While working in both clubs coaching and teaching, I was also training as an athlete for the London 2012 Paralympics.

This was demanding but I soon learnt how to balance my work, training and life and what is and isn’t a priority.

This lesson has helped me as a coach now at COMAST where I have coached para-swimmers up to European standard and I have swimmers on the Swim England Para-swimming Talent Programme.

COMAST has provided a supportive environment as coach where we are a team which works closely under the guidance of Mark Rose.

Enhancing my skills

Mark has helped me develop as a coach and one of the first lessons I learnt from Mark was to create a catalogue of sessions.

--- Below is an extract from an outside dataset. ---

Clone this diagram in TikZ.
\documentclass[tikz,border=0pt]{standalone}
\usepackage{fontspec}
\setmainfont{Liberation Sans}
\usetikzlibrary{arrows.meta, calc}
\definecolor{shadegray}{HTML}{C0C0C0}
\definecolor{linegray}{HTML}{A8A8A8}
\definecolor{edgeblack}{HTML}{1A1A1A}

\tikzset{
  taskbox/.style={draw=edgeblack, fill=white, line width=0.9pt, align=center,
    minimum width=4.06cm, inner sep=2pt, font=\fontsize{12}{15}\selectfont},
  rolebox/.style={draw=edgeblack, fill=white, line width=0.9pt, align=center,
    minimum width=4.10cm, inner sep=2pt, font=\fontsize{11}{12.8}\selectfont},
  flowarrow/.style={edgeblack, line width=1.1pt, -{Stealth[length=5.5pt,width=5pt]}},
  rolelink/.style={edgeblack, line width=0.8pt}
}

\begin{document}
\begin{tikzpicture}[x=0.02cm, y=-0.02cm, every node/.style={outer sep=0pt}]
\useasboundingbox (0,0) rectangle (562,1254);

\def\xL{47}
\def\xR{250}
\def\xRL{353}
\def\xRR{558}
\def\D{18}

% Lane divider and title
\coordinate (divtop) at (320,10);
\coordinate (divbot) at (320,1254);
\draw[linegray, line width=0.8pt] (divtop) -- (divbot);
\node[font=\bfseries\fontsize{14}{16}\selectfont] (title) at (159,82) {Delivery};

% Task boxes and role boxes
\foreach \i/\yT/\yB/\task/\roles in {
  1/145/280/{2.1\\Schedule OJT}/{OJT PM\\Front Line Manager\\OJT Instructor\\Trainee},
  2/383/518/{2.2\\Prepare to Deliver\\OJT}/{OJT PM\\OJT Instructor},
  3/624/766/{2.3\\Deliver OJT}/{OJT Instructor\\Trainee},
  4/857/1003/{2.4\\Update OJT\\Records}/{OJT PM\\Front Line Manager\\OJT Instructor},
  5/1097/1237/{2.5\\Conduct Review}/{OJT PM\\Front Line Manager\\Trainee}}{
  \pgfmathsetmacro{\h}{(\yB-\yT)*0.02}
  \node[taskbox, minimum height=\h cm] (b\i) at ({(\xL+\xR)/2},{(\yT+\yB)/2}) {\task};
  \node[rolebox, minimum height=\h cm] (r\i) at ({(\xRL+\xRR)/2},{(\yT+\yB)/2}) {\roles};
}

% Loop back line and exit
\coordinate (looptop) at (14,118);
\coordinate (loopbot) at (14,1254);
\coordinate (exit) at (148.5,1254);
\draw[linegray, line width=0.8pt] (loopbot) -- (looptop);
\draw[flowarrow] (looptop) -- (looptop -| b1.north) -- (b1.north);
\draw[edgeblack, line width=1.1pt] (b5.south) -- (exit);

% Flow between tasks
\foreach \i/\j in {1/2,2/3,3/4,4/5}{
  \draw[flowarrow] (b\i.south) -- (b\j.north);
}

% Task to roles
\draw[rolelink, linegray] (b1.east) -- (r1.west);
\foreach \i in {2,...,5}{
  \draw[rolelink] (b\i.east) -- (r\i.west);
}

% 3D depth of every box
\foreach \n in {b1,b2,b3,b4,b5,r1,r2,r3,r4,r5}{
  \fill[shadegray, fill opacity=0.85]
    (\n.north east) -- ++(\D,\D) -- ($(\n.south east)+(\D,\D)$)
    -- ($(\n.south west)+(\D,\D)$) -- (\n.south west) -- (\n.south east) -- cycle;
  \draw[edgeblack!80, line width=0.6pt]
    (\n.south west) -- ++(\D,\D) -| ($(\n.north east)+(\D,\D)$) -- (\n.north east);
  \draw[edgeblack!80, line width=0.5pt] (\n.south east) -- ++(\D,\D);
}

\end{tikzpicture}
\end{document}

This has been great process that I have put in place where each time I put the session in the catalogue, I have reflected and made amendments.

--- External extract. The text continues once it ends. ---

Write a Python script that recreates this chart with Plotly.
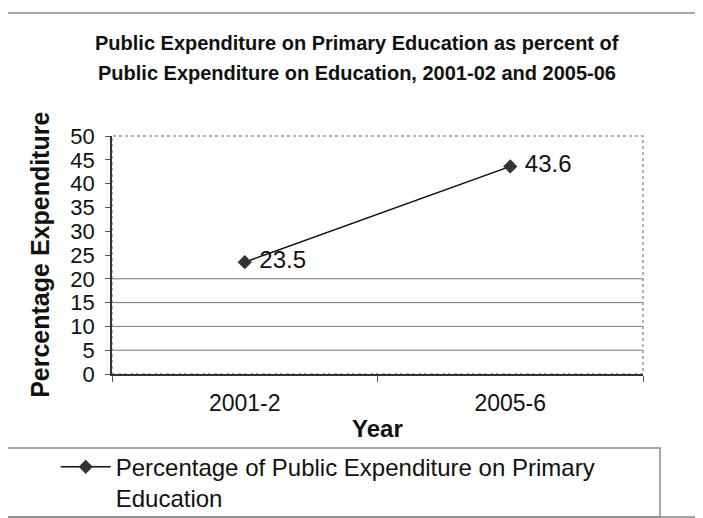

Completing the qualifications has led me to other opportunities for development that I have accessed at a club or regional level.

By having a swimmer on the England Para-Swimming Talent Programme, I was able to work on the coach development programme which has helped enhance my skills and knowledge on how to develop para-swimmers – as well as helping me improve my overall coaching practices and behaviours.

I was just implementing some of this changes before lockdown.

The para-swimming team’s approach of coaching the swimmer in front of you, not the impairment, was a coaching message that resonated with myself.

I believe this to be a key message that all coaches should take note of.

The better you know your swimmers, the bigger the improvements that you can make as a coach.

Engaged with modern trends

I specifically spend time to get to know the swimmers and their wider interests outside of the pool.

Being on the programme also provided me with opportunities to take part in conferences with experienced coaches who have developed Olympic and Paralympic medallists.

I learnt a lot from this and was able to ask specific questions on certain areas of development.

Attending talent camps, working with the lead coaches on the sessions and being given feedback on my sessions and development has helped me keep engaged with modern trends in coaching and has reignited my desire to undertake my senior coach qualification.

One of the highlights before London 2012 was that I was awarded an MBE in 2009 for services to disability sport and how I have swimmers in the pathway.

Without the coaching qualifications and on-going support through the club, I would not have been awarded the MBE.

As a coach, I try to get to know my swimmers as best as I can so that I can deliver key technical messages in a way that helps get the best out of them.

My motto is set no limits – if I can do it you can do it.

At this current time, one of my positive messages is keep smiling.